It's no secret that Porsche is going electric. The first all-electric Porsche is undergoing testing now, and it's expected to go into production by 2019.
It's also no secret that Porsche's racing-minded engineers have a particular rival in their sights: They've made it pretty clear that they're hoping to show Tesla (TSLA -0.06%) a thing or two about making sports cars.
Unlike some Tesla fans, I think the electric Porsche is likely to be very competitive with Tesla's high-performance offerings, maybe uncomfortably so. But unlike some Tesla detractors, I don't think that means that Tesla will be in trouble.
In fact, I think an extremely good electric Porsche will be a good thing for the Silicon Valley automaker -- and for its goal of moving the world toward electric vehicles. Here's why.
What we know about Porsche's plans
The revered German sports-car maker first showed off a battery-electric concept vehicle it calls "Mission E" back in 2015. It subsequently announced that a production version would appear before the end of the decade. It's now expected in 2019.
Porsche is leveraging the technology developed by corporate parent Volkswagen (VWAGY 0.72%), along with some innovations of its own, to deliver what it promises will be a strong entry. In its concept form, the electric Porsche is a four-door with sports-car styling that features all-wheel drive, all-wheel steering, and over 600 horsepower, with "over 500 kilometers" of range.
It'll be fast, for sure, and it'll recharge quickly as well. Porsche has developed an 800-volt, 350-kilowatt charging system for the car that will be able to recharge it to 80% of its full range in just 15 minutes. (Those chargers aren't vaporware: The first went into operation in Germany last month. A second station is reportedly under construction now at Porsche's U.S. headquarters in Atlanta.)
Porsche promises that the production version of the Mission E won't be a one-trick pony: It'll have the staying power to use its performance for more than short bursts without draining the battery, along with the handling and braking abilities needed to run fast on any racetrack. In other words, it'll be a Porsche.
Porsche has also said that its electric sedan will be followed by an all-electric version of its Macan crossover SUV. Is this starting to sound familiar?
Why that's a big challenge for Tesla
Clearly, Porsche is aiming at Tesla's premium models, the Model S sedan and Model X crossover. But so are plenty of other established automakers, including other brands in VW's stable. Why do I think Porsche will be the one that will draw Tesla's focus?
The answer has to do with performance, and how that has played a big role in Tesla's appeal.
At least in optional "Ludicrous Mode," the dual-motor versions of Tesla's Model S and Model X are ferociously quick, running from 0 to 60 miles per hour in times that were once the province of race cars and the fastest motorcycles. The instantaneous torque provided by electric motors is the key to Tesla's ultra-quick acceleration times, meaning that they're fast because they're electric.

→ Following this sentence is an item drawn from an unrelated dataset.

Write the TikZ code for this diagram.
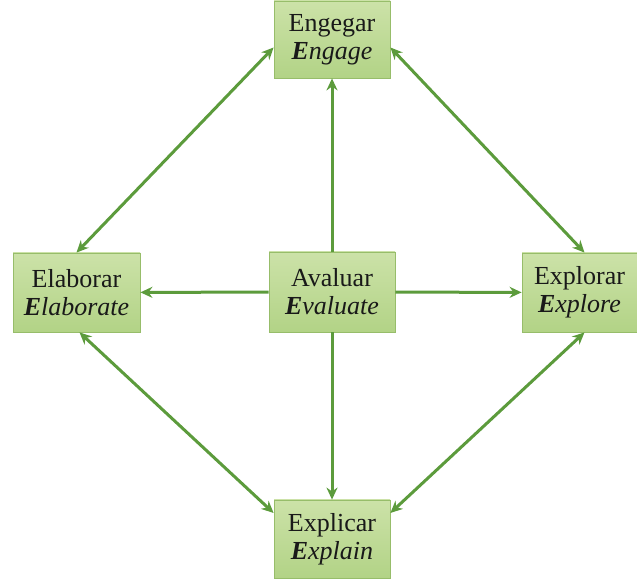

That's a point that Tesla and its fans have made loudly and frequently. After all, one of CEO Elon Musk's goals has long been to show that electric vehicles aren't just as good as their internal-combustion counterparts, they can be better.
But the laws of physics that make Teslas so quick will apply equally to electric Porsches, assuming that Porsche chooses to take advantage of them. (Spoiler: It will, but maybe not in exactly the same ways Tesla has.)
From an engineering perspective, Porsche may or may not be able to match Tesla's rightly well-regarded software chops. But Tesla has a long way to go as an organization before it can match Porsche's decades of experience building race-winning sports cars.
Remember, these are cars, not phones: Software may be "eating the world," to quote a certain technology investor, but the hardware is still really, really important. And when it comes to race-honed sports-car hardware like suspension parts, aerodynamics, and cooling systems, Porsche has a decades-long head start over Tesla.
Put another way, while it's clear that Tesla has taught Porsche a few things about electric cars, Porsche is out to teach Tesla some big lessons about what makes a sports car. Dual-motor Teslas might be great drag racers, and they handle fairly well on a curvy road, but they're not sports cars. The Porsche will be. Expect it to run rings around Teslas on racetracks longer than a quarter-mile drag strip.
Why will Porsche's success be good for Tesla?
Why will a great electric Porsche be good for Tesla? Because I expect Tesla's engineers to rise to Porsche's challenge, making future Teslas even better. The competition will make for better and better electric vehicles from both companies -- and others in the industry, who will also learn from both. The result could be -- should be -- an expanded market for electric vehicles, with Tesla in the forefront.
One thing to remember is that Porsche's electric-vehicle effort is a big deal, a huge investment that is expected to lead to a historic transition for the company. This won't be a compliance car. Porsche CEO Oliver Blume said recently that the company, which built about 230,000 vehicles in 2016, is scaling to build 60,000 electric vehicles a year initially -- and he hopes that half of Porsche's production will be electric by 2023, just six years from now.
Long story short: This has the makings of a fierce and fun rivalry. If so, it will be good for Tesla, good for Porsche -- and good news for everyone who wants to see electric vehicles become commonplace.